Even before the evacuation order, hotels closed, and the airport prepared to follow suit.

Loading up the buses
Homeland Security Secretary Michael Chertoff planned to travel to Louisiana on Sunday to observe preparations. Also, likely GOP presidential nominee John McCain and his running mate, Alaska Gov. Sarah Palin, are traveling to Mississippi on Sunday to check on people getting prepared.

As part of the evacuation plan New Orleans developed after Katrina, residents who had no other way to get out of the city waited on a line that snaked for more than a mile through the parking lot of the city's main transit terminal. From there, they were boarding motor coaches bound for shelters in north Louisiana. The city expects to move out about 30,000 such residents by Sunday.

"I don't like it," said Joseph Jones Jr., 61, who draped a towel over his head to block the blazing sun. "Going someplace you don't know, people you don't know. And then when you come back, is your house going to be OK?"

Jones had been in line for 2 1/2 hours, but he wasn't complaining. During Katrina, he'd been stranded on a highway overpass.

Others led children or pushed strollers with one hand and pulled luggage with the other. Volunteers handed out bottled water, and medics were nearby in case people became sick from the heat.

Unlike Katrina, when thousands took refuge inside the Superdome, there will be no "last resort" shelter. "You will be on your own," Nagin said.

'Guard soldiers are everywhere'
NBC correspondent Don Teague reported that local police were deployed around the city and that "National Guard soldiers are everywhere" in the downtown area. "Considering the lack of real security during the height of the Katrina chaos, it seems officials are hoping to instill some that the situation here will remain under control," he said.

About 1,500 National Guard troops were in the region, and soldiers were expected to help augment about 1,400 New Orleans police officers in helping patrol and secure the city.

Standing outside his restaurant in the city's Faubourg Marigny district, Dale DeBruyne prepared for Gustav the way he did for Katrina — stubbornly.

"I'm not leaving," he said.

DeBruyne, 52, said his house was stocked with storm supplies, including generators.

"I stayed for Katrina," he said, "and I'll stay again."

Others were taking no chances.

Lee Isaacson, 52, a computer consultant, was boarding up windows in his home, which flooded during Katrina. He planned to take his family to North Carolina.

"We're doing this more for looters than the storm," Isaacson said, recalling the chaos that followed Katrina. "I don't think the hurricane will break them, but I don't want someone breaking in."

More orderly evacuation

Many residents said the early stage of the evacuation was more orderly than Katrina, although a plan to electronically log and track evacuees with a bar code system failed and was aborted to keep the buses moving. Officials said information on evacuees would be taken when they reached their destinations.

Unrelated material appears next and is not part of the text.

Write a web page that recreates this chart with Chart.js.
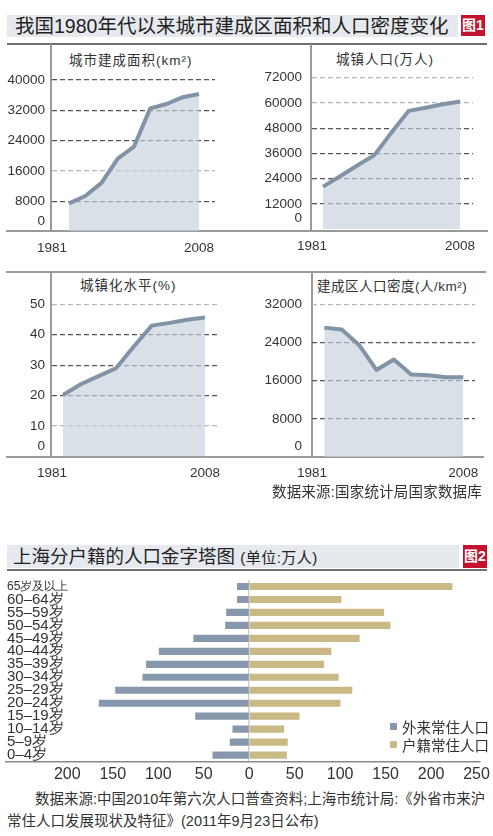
<!DOCTYPE html>
<html lang="zh">
<head>
<meta charset="utf-8">
<script src="https://cdn.jsdelivr.net/npm/chart.js@4.4.1/dist/chart.umd.min.js"></script>
<style>
  body { margin: 0; background: #fff; font-family: "Liberation Sans", "Noto Sans CJK SC", sans-serif; color: #333; }
  #page { position: relative; width: 493px; height: 836px; overflow: hidden; }
  .band { position: absolute; background: #e6e9ed; color: #222; white-space: nowrap; }
  .tag { position: absolute; background: #c5122e; color: #fff; font-weight: bold; font-size: 14px; text-align: center; }
  .hline { position: absolute; height: 2px; background: #9a9a9a; }
  .vline { position: absolute; width: 2px; background: #9a9a9a; }
  .ptitle { position: absolute; font-size: 13.5px; letter-spacing: 1px; line-height: 16px; white-space: nowrap; }
  .note { position: absolute; font-size: 14.5px; white-space: nowrap; }
  .key { position: absolute; font-size: 14.5px; line-height: 17px; white-space: nowrap; }
  .key i { display: inline-block; width: 7px; height: 7px; margin-right: 5px; vertical-align: 3px; }
  canvas { position: absolute; }
</style>
</head>
<body>
<div id="page">
  <!-- Figur 1: overskrift -->
  <div class="band" style="left:7px;top:15px;width:451px;height:22px;line-height:22px;font-size:19.5px;padding-left:8px;box-sizing:border-box;">我国1980年代以来城市建成区面积和人口密度变化</div>
  <div class="tag" style="left:461px;top:15px;width:24px;height:21px;line-height:21px;">图1</div>
  <div class="hline" style="left:7px;top:43px;width:480px;background:#707070;"></div>

  <!-- ramme for de fire små diagrammer -->
  <div class="vline" style="left:50px;top:44px;height:188px;"></div>
  <div class="vline" style="left:310px;top:44px;height:188px;"></div>
  <div class="hline" style="left:6px;top:230px;width:482px;"></div>
  <div class="hline" style="left:6px;top:271px;width:480px;"></div>
  <div class="vline" style="left:50px;top:272px;height:186px;"></div>
  <div class="vline" style="left:311px;top:272px;height:186px;"></div>
  <div class="hline" style="left:6px;top:456px;width:478px;"></div>

  <div class="ptitle" style="left:69px;top:53px;">城市建成面积(km²)</div>
  <div class="ptitle" style="left:336px;top:52px;">城镇人口(万人)</div>
  <div class="ptitle" style="left:80px;top:278px;">城镇化水平(%)</div>
  <div class="ptitle" style="left:317px;top:279px;letter-spacing:0.5px;">建成区人口密度(人/km²)</div>

  <canvas id="areaChart" width="246" height="216" style="left:0;top:44px;"></canvas>
  <canvas id="popChart" width="247" height="216" style="left:246px;top:44px;"></canvas>
  <canvas id="rateChart" width="246" height="228" style="left:0;top:272px;"></canvas>
  <canvas id="densityChart" width="247" height="228" style="left:246px;top:272px;"></canvas>

  <div class="note" style="right:11px;top:480px;font-size:14.5px;letter-spacing:0.2px;">数据来源:国家统计局国家数据库</div>

  <!-- Figur 2: overskrift -->
  <div class="band" style="left:7px;top:545px;width:452px;height:23px;line-height:23px;font-size:18.5px;padding-left:6px;box-sizing:border-box;">上海分户籍的人口金字塔图 <span style="font-size:15px;letter-spacing:0.5px;">(单位:万人)</span></div>
  <div class="tag" style="left:463px;top:545px;width:24px;height:23px;line-height:23px;">图2</div>
  <div class="hline" style="left:7px;top:569px;width:480px;background:#707070;"></div>

  <canvas id="pyramidChart" width="493" height="215" style="left:0;top:570px;"></canvas>

  <div class="key" style="left:390px;top:720px;"><i style="background:#8798ad;"></i>外来常住人口</div>
  <div class="key" style="left:390px;top:738px;"><i style="background:#c9b985;"></i>户籍常住人口</div>

  <div class="note" style="left:7px;top:789px;line-height:21.7px;">
    <span style="padding-left:28px;">数据来源:中国2010年第六次人口普查资料;上海市统计局:《外省市来沪</span><br>常住人口发展现状及特征》(2011年9月23日公布)
  </div>
</div>

<script>
// År der vises (lige afstand i diagrammet)
const years = ['1981', '1985', '1990', '1995', '2000', '2005', '2006', '2007', '2008'];
// Byens bebyggede areal (km²)
const builtArea = [7438, 9386, 12856, 19264, 22439, 32521, 33660, 35470, 36295];
// Bybefolkning (10.000 personer)
const urbanPop = [20171, 25094, 30195, 35174, 45906, 56212, 57706, 59379, 60667];
// Urbaniseringsgrad (%)
const urbanRate = [20.16, 23.71, 26.41, 29.04, 36.22, 42.99, 43.90, 44.94, 45.68];
// Befolkningstæthed i bebygget område (personer/km²)
const density = [27119, 26736, 23487, 18259, 20458, 17285, 17144, 16741, 16715];

// Akse-mærker for de fire små diagrammer
const areaTicks = [0, 8000, 16000, 24000, 32000, 40000];
const popTicks = [0, 12000, 24000, 36000, 48000, 60000, 72000];
const rateTicks = [0, 10, 20, 30, 40, 50];
const densityTicks = [0, 8000, 16000, 24000, 32000];

// Aldersgrupper i befolkningspyramiden (fra ældst til yngst)
const ageGroups = ['65岁及以上', '60–64岁', '55–59岁', '50–54岁', '45–49岁', '40–44岁', '35–39岁',
                   '30–34岁', '25–29岁', '20–24岁', '15–19岁', '10–14岁', '5–9岁', '0–4岁'];
// Tilflyttere (万人)
const migrantPop = [13, 13, 25, 26, 61, 99, 113, 117, 147, 165, 59, 18, 21, 40];
// Registrerede indbyggere (万人)
const localPop = [223, 101, 148, 155, 121, 90, 82, 98, 113, 100, 55, 38, 42, 41];
// Mærker på den vandrette akse
const pyramidTicks = [-200, -150, -100, -50, 0, 50, 100, 150, 200, 250];

const textColor = '#333';
const lineColor = '#8293a6';
const fillColor = 'rgba(196,207,220,0.65)';

// Laver et lille linjediagram med udfyldt område
function makeLineChart(id, values, yTicks, lightTicks, box) {
    const canvas = document.getElementById(id);
    return new Chart(canvas, {
        type: 'line',
        data: {
            datasets: [{
                data: values.map((v, i) => ({ x: i, y: v })),
                borderColor: lineColor,
                borderWidth: 4,
                borderJoinStyle: 'round',
                backgroundColor: fillColor,
                fill: 'start',
                pointRadius: 0,
                tension: 0
            }]
        },
        options: {
            responsive: false,
            animation: false,
            layout: { padding: { top: box.top, right: canvas.width - box.right, left: 0, bottom: 0 } },
            plugins: { legend: { display: false }, tooltip: { enabled: false } },
            scales: {
                x: {
                    type: 'linear',
                    min: box.xMin,
                    max: box.xMax,
                    grid: { display: false },
                    border: { display: false },
                    afterBuildTicks: s => { s.ticks = [{ value: box.xMin }, { value: years.length - 1 }]; },
                    afterFit: s => { s.height = canvas.height - box.bottom; },
                    ticks: {
                        autoSkip: false,
                        maxRotation: 0,
                        padding: box.xPad,
                        color: textColor,
                        font: { size: 13.5, family: 'Liberation Sans' },
                        callback: v => (v < 0 ? years[0] : years[years.length - 1])
                    }
                },
                y: {
                    min: 0,
                    max: yTicks[yTicks.length - 1],
                    afterBuildTicks: s => { s.ticks = yTicks.map(v => ({ value: v })); },
                    afterFit: s => { s.width = box.left; },
                    grid: {
                        drawTicks: false,
                        lineWidth: 1.2,
                        color: ctx => {
                            const v = ctx.tick ? ctx.tick.value : null;
                            if (v === 0) return 'rgba(0,0,0,0)';
                            return lightTicks.includes(v) ? '#b5b5b5' : '#555';
                        }
                    },
                    border: { display: false, dash: [5, 3] },
                    ticks: {
                        autoSkip: false,
                        padding: box.yPad,
                        color: textColor,
                        font: { size: 13.5, family: 'Liberation Sans', lineHeight: '21px' },
                        // 0 løftes lidt op over bundlinjen
                        callback: v => (v === 0 ? ['0', ''] : String(v))
                    }
                }
            }
        }
    });
}

makeLineChart('areaChart', builtArea, areaTicks, [16000],
    { left: 52, right: 215, top: 36, bottom: 187.6, xMin: -1.046, xMax: 8.985, yPad: 7, xPad: 1 });
makeLineChart('popChart', urbanPop, popTicks, [60000, 72000],
    { left: 66, right: 227, top: 33.7, bottom: 186.5, xMin: -0.642, xMax: 8.759, yPad: 10, xPad: 1 });
makeLineChart('rateChart', urbanRate, rateTicks, [10, 50],
    { left: 52, right: 217, top: 32.3, bottom: 184.4, xMin: -0.62, xMax: 8.676, yPad: 7, xPad: 1 });
makeLineChart('densityChart', density, densityTicks, [32000],
    { left: 66, right: 229, top: 32.3, bottom: 185.2, xMin: -0.708, xMax: 8.673, yPad: 10, xPad: 0 });

// Befolkningspyramide: tilflyttere til venstre, registrerede til højre
const pyr = document.getElementById('pyramidChart');
new Chart(pyr, {
    type: 'bar',
    data: {
        labels: ageGroups,
        datasets: [
            { label: '外来常住人口', data: migrantPop.map(v => -v), backgroundColor: '#8798ad', barThickness: 6.5 },
            { label: '户籍常住人口', data: localPop, backgroundColor: '#c9b985', barThickness: 6.5 }
        ]
    },
    options: {
        indexAxis: 'y',
        responsive: false,
        animation: false,
        layout: { padding: { top: 7.4, right: 13, left: 6, bottom: 0 } },
        plugins: { legend: { display: false }, tooltip: { enabled: false } },
        scales: {
            x: {
                stacked: true,
                min: -267.4,
                max: 253.5,
                afterBuildTicks: s => { s.ticks = pyramidTicks.map(v => ({ value: v })); },
                afterFit: s => { s.height = pyr.height - 191.6; },
                grid: {
                    drawTicks: false,
                    lineWidth: 1.5,
                    color: ctx => (ctx.tick && ctx.tick.value === 0 ? '#cfcfcf' : 'rgba(0,0,0,0)')
                },
                border: { display: true, color: '#8a8a8a', width: 1.5 },
                ticks: {
                    padding: 3,
                    color: textColor,
                    font: { size: 16, family: 'Liberation Sans' },
                    callback: v => String(Math.abs(v))
                }
            },
            y: {
                stacked: true,
                afterFit: s => { s.width = 0; },
                grid: { display: false },
                border: { display: false },
                ticks: {
                    autoSkip: false,
                    mirror: true,
                    crossAlign: 'near',
                    padding: 1,
                    color: textColor,
                    font: ctx => ({ size: ctx.index === 0 ? 12 : 15, family: 'Liberation Sans' })
                }
            }
        }
    }
});
</script>
</body>
</html>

Advocates criticized the decision not to establish a shelter, warning that day laborers and the poorest residents would fall through the cracks.

About two dozen Hispanic men gathered under oak trees near Claiborne Avenue. They were wary of boarding any bus, even though a city spokesman said no identity papers would be required.

"The problem is," said Pictor Soto, 44, of Peru, "there will be immigration people there and we're all undocumented."

Farther west, where Gustav appeared more likely to make landfall, Guard troops were also being sent to Lake Charles.

The National Hurricane Center issued a hurricane watch for Alabama, Mississippi, Louisiana and part of Texas, meaning hurricane conditions are possible within 36 hours.

Two East Texas counties also issued mandatory evacuation orders, and authorities in Mississippi, also battered by Katrina, began evacuating the mentally ill and aged from facilities along the coast.

National Guard soldiers on Mississippi's coast were going door-to-door to alert thousands of families in FEMA trailers and cottages that they should be prepared to evacuate Sunday.

In Alabama, shelters were opened and 3,000 National Guard personnel assembled to help evacuees from Mississippi and Louisiana.

"If we don't get the wind and rain, we stand ready to help them," Gov. Bob Riley said.